Scendendo nei dettagli, "Spanish flame" e "Time's marching fast" sono progressioni in Maiden style arricchite opportunamente ora da rallentamenti, ora da rarefazioni e sempre supportate da una ritmica frastagliatissima: "Tonight" è giocata fra rincorse vocali e strumentali, compressioni e maestose aperture. Il più ampio dispiego di idee compositive è riscontrabile in "Shy girl" e "When the clouds fall", ricche di breaks, di temi multipli; tracks intelligenti, oltretutto, nella sapiente compenetrazione di psichedelia ed eticità.

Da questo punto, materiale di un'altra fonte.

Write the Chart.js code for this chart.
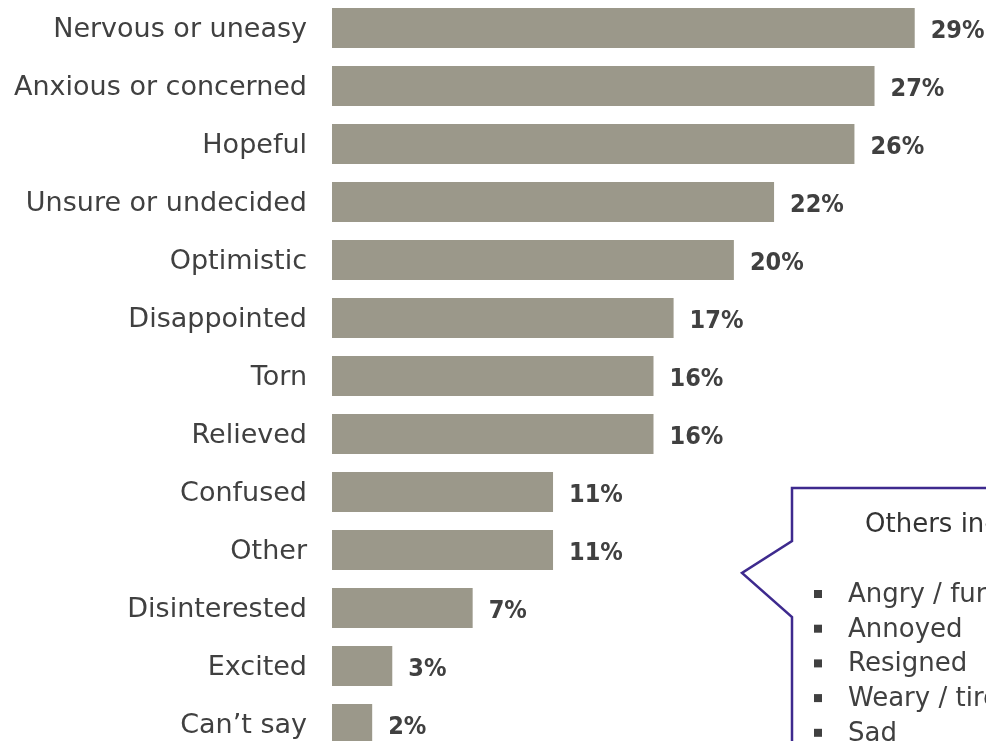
<!DOCTYPE html>
<html>
<head>
<meta charset="utf-8">
<script src="https://cdn.jsdelivr.net/npm/chart.js@4.4.0/dist/chart.umd.min.js"></script>
<style>
    html, body { margin: 0; padding: 0; background: #fff; overflow: hidden; }
    #wrap { position: relative; width: 1250px; height: 754px; margin-top: -1px; }
</style>
</head>
<body>
<div id="wrap"><canvas id="chart"></canvas></div>
<script>
// Chart data
const categories = [
    'Nervous or uneasy', 'Anxious or concerned', 'Hopeful', 'Unsure or undecided',
    'Optimistic', 'Disappointed', 'Torn', 'Relieved', 'Confused', 'Other',
    'Disinterested', 'Excited', 'Can\u2019t say'
];
const values = [29, 27, 26, 22, 20, 17, 16, 16, 11, 11, 7, 3, 2];

// Callout text
const othersTitle = 'Others include:';
const othersItems = ['Angry / furious', 'Annoyed', 'Resigned', 'Weary / tired', 'Sad'];

const BAR_COLOR = '#9b988a';
const TEXT_COLOR = '#404040';
const LABEL_FONT = '"DejaVu Sans"';

/**
 * Draws the bold percentage labels at the end of each bar
 */
const valueLabels = {
    id: 'valueLabels',
    afterDatasetsDraw(chart) {
        const ctx = chart.ctx;
        const meta = chart.getDatasetMeta(0);
        ctx.save();
        ctx.font = 'bold 25px "DejaVu Sans Condensed", "DejaVu Sans"';
        ctx.fillStyle = TEXT_COLOR;
        ctx.textAlign = 'left';
        ctx.textBaseline = 'middle';
        meta.data.forEach((bar, i) => {
            ctx.fillText(values[i] + '%', bar.x + 16, bar.y + 3);
        });
        ctx.restore();
    }
};

/**
 * Draws the speech-bubble callout listing the other answers
 */
const othersCallout = {
    id: 'othersCallout',
    afterDraw(chart) {
        const ctx = chart.ctx;
        const left = 792, top = 489, right = 1240, bottom = 900;
        ctx.save();
        ctx.beginPath();
        ctx.moveTo(left, 542);
        ctx.lineTo(left, top);
        ctx.lineTo(right, top);
        ctx.lineTo(right, bottom);
        ctx.lineTo(left, bottom);
        ctx.lineTo(left, 618);
        ctx.lineTo(742, 574);
        ctx.closePath();
        ctx.fillStyle = '#ffffff';
        ctx.fill();
        ctx.lineWidth = 2.5;
        ctx.strokeStyle = '#3e2a8e';
        ctx.stroke();

        ctx.fillStyle = '#333333';
        ctx.textBaseline = 'alphabetic';
        ctx.font = '26px ' + LABEL_FONT;
        ctx.fillText(othersTitle, 865, 533);

        othersItems.forEach((item, i) => {
            const y = 603 + i * 34.7;
            ctx.fillStyle = '#404040';
            ctx.fillRect(814, y - 12, 8, 8);
            ctx.fillText(item, 848, y);
        });
        ctx.restore();
    }
};

const chart = new Chart(document.getElementById('chart'), {
    type: 'bar',
    data: {
        labels: categories,
        datasets: [{
            data: values,
            backgroundColor: BAR_COLOR,
            borderWidth: 0,
            barPercentage: 0.69,
            categoryPercentage: 1
        }]
    },
    options: {
        indexAxis: 'y',
        responsive: true,
        maintainAspectRatio: false,
        animation: false,
        layout: { padding: { left: 0, right: 275, top: 0, bottom: 0 } },
        plugins: {
            legend: { display: false },
            tooltip: { enabled: false }
        },
        scales: {
            x: {
                display: false,
                min: 0,
                max: 32
            },
            y: {
                afterFit: (scale) => {
                    scale.width = 332;
                    // keep the tick padding horizontal only
                    scale.paddingTop = 0;
                    scale.paddingBottom = 0;
                },
                grid: { display: false, drawTicks: false },
                border: { display: false },
                ticks: {
                    padding: 25,
                    labelOffset: 2,
                    color: TEXT_COLOR,
                    font: { family: LABEL_FONT, size: 27 }
                }
            }
        }
    },
    plugins: [valueLabels, othersCallout]
});
</script>
</body>
</html>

Un doveroso avvertimento: non vi sono tastiere, ma davvero ai Moon Of Steel non servono.
Diversi fattori hanno sinora (direi giustamente) bloccato l'ascesa del metallo italiano, non ultimi vari assurdi proclami assolutamente fuori luogo e degni di certi bulletti da bar di periferia. Ma i Moon Of Steel sono la classica eccezione: dire che siamo alla presenza di un grande lavoro significa render oggettivamente giustizia ai meriti di questi 5 musicisti.